For Woodadge, one of the biggest errors is its skewed impression of the Omaha invasion. “It’s left everybody with an idea that D-Day was near to disaster,” he says. “It shows you a window of Omaha Beach when things were at their worst. After the first wave landed, there were lots of deaths and the Americans were struggling to get off the beach. The first wave had it really bad – we’re talking 85 per cent losses. The second wave was down to 50 per cent. The third wave went down to 20 per cent. In about three hours you could be coming ashore at Omaha Beach and almost walking ashore to no gunfire. Omaha Beach was a success that started badly.”

Omaha is often called the bloodiest beach. It’s true that more men died there, though more men landed there too – over 34,000. According to the National D-Day Memorial in Bedford, Virginia, 4,415 were killed on D-Day – 2,502 Americans and 1,913 other Allies, many of whom were British. From those losses, 2,400 were killed on Omaha Beach, including crews from warships and landing craft. The first few hours on Gold, Juno, and Sword also incurred heavy losses. The Canadians – all too often left out of D-Day stories – lost 340 men on Juno.

Red sea: Omaha Beach, as seen in Saving Private Ryan
Red sea: Omaha Beach, as seen in Saving Private Ryan

‘The Americans did not come up against any Tiger Tanks in Normandy’

Once the action moves off Omaha, Saving Private Ryan is a largely fictional adventure. Historical fact doesn’t – and arguably shouldn’t – get in the way of telling a rollicking good story. For instance, Private Ryan is part of 506th Parachute Infantry, 101st Airborne. As seen in the film, paratroopers missed their drop zones and were scattered for miles. But the real 101st Airborne were dropped inland from Utah Beach to take control of the exit routes.

“If ever there was going to be a mission to find a 101st Airborne paratrooper – and there wasn’t – it would have started from Utah Beach,” says Woodadge.

There are hints of real events. After locating Ryan in the town of Ramelle (actually a set built in Hatfield, England), Miller and his surviving men join a battle to defend a bridge on the Merderet River. Ramelle is fictional though the Merderet River is real.

The battle has shades of 82nd Airborne’s battle at La Fière – a four-day fight for control of a small stone bridge over the Merderet. The movie version is really a greatest hits of WW2 action: Tiger Tanks, close quarters fighting with the SS, and P-51 Mustangs flying in to save the day. “The Americans did not come up against any Tiger Tanks in the entire Normandy campaign,” says Woodadge. “They came up against German armour a lot, but not Tiger Tanks. You have P-51 Mustangs because everybody knows them – they’re the Cadillacs of the skies – but it would have been far more likely to have P-47 Thunderbolts doing the ground support role.”

A Tiger Tank - actually a Soviet T-55 in disguise - in Saving Private Ryan
A Tiger Tank - actually a Soviet T-55 in disguise - in Saving Private Ryan - Alamy

Even the Germans’ buzz cut hairdos – which they wouldn’t have had under their helmets – is a bit of shorthand for movie-fied Nazi menace.

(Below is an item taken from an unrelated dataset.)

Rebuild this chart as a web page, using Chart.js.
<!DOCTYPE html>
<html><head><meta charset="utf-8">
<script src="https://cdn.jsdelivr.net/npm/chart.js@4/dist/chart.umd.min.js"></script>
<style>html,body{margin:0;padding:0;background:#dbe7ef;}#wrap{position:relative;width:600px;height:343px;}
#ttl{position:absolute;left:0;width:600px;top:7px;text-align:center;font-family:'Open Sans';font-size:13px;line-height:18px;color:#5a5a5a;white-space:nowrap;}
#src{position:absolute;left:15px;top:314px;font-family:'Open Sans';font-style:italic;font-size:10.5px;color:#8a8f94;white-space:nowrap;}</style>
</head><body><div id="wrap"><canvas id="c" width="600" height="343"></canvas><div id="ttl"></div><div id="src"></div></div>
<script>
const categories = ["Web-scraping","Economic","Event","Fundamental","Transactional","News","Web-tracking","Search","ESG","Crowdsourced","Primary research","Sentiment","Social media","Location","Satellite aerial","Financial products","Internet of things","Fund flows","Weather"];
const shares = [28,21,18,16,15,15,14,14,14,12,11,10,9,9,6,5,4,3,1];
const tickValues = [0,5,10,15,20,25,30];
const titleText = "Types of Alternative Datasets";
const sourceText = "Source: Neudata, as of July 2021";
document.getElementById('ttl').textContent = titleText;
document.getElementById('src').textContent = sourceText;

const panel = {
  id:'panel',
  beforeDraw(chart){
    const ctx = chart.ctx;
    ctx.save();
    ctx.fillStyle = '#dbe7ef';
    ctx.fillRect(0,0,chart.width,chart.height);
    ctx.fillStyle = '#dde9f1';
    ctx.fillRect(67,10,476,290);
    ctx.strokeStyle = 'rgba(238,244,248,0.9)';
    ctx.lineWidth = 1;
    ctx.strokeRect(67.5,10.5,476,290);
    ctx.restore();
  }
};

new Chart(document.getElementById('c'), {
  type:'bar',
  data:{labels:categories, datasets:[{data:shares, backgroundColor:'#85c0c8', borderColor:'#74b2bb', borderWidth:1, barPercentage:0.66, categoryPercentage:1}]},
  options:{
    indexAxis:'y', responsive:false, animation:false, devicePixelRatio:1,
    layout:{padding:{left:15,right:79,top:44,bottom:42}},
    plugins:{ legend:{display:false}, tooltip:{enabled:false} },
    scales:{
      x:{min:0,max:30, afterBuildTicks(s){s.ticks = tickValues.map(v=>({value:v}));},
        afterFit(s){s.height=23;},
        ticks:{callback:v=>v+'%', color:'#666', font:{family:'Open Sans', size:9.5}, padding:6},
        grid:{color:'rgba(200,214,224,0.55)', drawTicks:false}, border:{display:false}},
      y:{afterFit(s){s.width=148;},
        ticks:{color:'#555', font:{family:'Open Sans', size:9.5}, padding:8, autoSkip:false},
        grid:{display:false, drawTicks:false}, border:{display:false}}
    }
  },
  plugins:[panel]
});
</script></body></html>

According to Dale Dye, Spielberg had been dead set on having Tiger Tanks in the film. Interviewed for Steven Jay Rubin’s book, Combat Films, Dye explained that they couldn’t find any Tiger Tanks, but found a pair of Soviet T-55 tanks in England. They used the chassis, rebuilding the hulls to look like Tiger Tanks.

Saving Private Ryan was nominated for 11 Oscars and won five. The triumph of the film, way beyond issues of historical accuracy, is that it does put you there. Not just on Omaha Beach, but in close proximity to the reality of the terror: the men holding their intestines and screaming for their mothers; the men dying from tiny bullet holes fountaining with blood; the look and sound of men who know they’re about to die, the life extinguishing from their eyes. Amongst that carnage, it captures the real fascination with war: trying to understand the unimaginable fear and courage; what it would be like to face it ourselves.

Spielberg achieved his mission. As he told producer Mark Gordon: “People are going to feel like they’ve been at D-Day when they see this thing.”